After several sold-out runs at the Edinburgh Fringe, Alasdair predicts 2023 will be the year of hard-hitting, uncompromising whimsy. His YouTube spoofs now have millions of views, sure. But he learned to do stand-up first, so The Interdimensional ABK is a real show with jokes and everything.
Schopenhauer said ours was the worst of all possible worlds, cementing the German philosopher’s status as “a right laugh”. But He had a point. How are you supposed to perform whimsical comedy when the real world is so terrible?
Astute, intelligent, and jammed with niche nerdery, whilst easy on thinly shredded nerves, The Interdimensional ABK is giving it a good go… Because as it turns out – here we all are, rudderless-ly moping about in the bafflingly miserable B Timeline, totally clueless to there being a marginally superior version.
In the A Timeline, Wetherspoons is called Definitelyspoons to start with.
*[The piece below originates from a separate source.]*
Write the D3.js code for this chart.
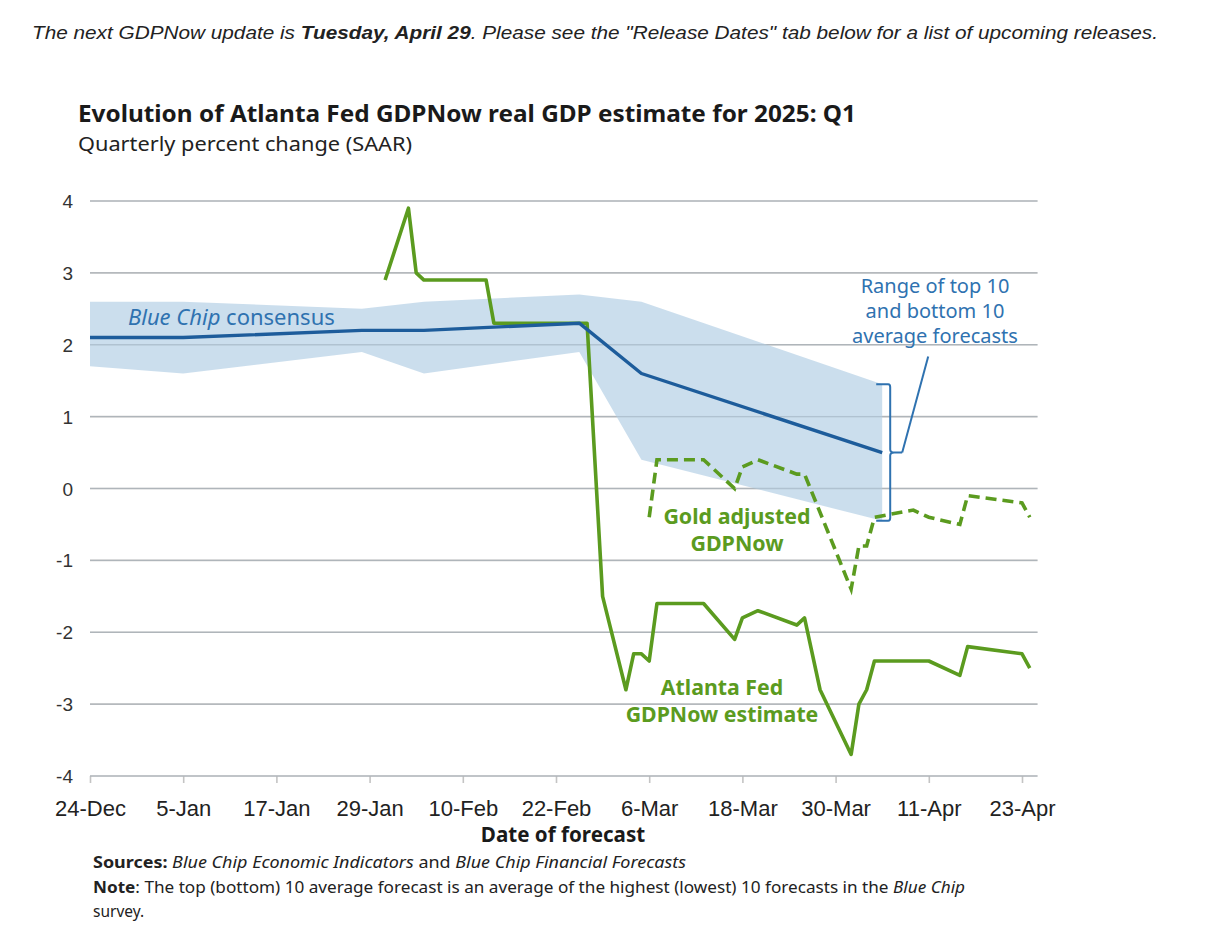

And, well, all and sundry is just generally better, happier, and more optimistic. But don’t despair – Alasdair Beckett-King is here on a heroic mission, sent from the A Timeline to save us all from ourselves.
He has, however, hit a snag. The madness of B Timeline – war, injustice, growing anti-Ginger sentiment – is overwhelmingly distracting. And that’s before you get him started on Agatha Christie Poirot’s plots. Also – it turns out the B Timeline has heaps of awful things that he kind of loves.
Instead of Alasdair making the B Timeline better, is the B Timeline making him worse?
Innovative observational comedy, idiosyncratic animated illustrations and what one critic called “majestic” ginger locks team up to deliver charmingly subtle commentary on the unavoidably addressed political climate in which we Timeline B inhabitants find ourselves.
Alasdair won the Leicester Mercury Comedian of the Year in 2017 and garnered a very enthusiastic critical response, plus an Amused Moose Comedy Award nomination with his debut Edinburgh show of the same year.
Alongside his recent TV appearances and YouTube fame, he has featured on BBC radio as a comedian and sketch writer and performed stand-up across the UK at Glastonbury, Citadel Fest, the Udderbelly Southbank and the Fringe.
He once won a student RTS award and was nominated for a Student Oscar, but quit filmmaking for stand-up on realising it was a cheaper medium to be unsuccessful in.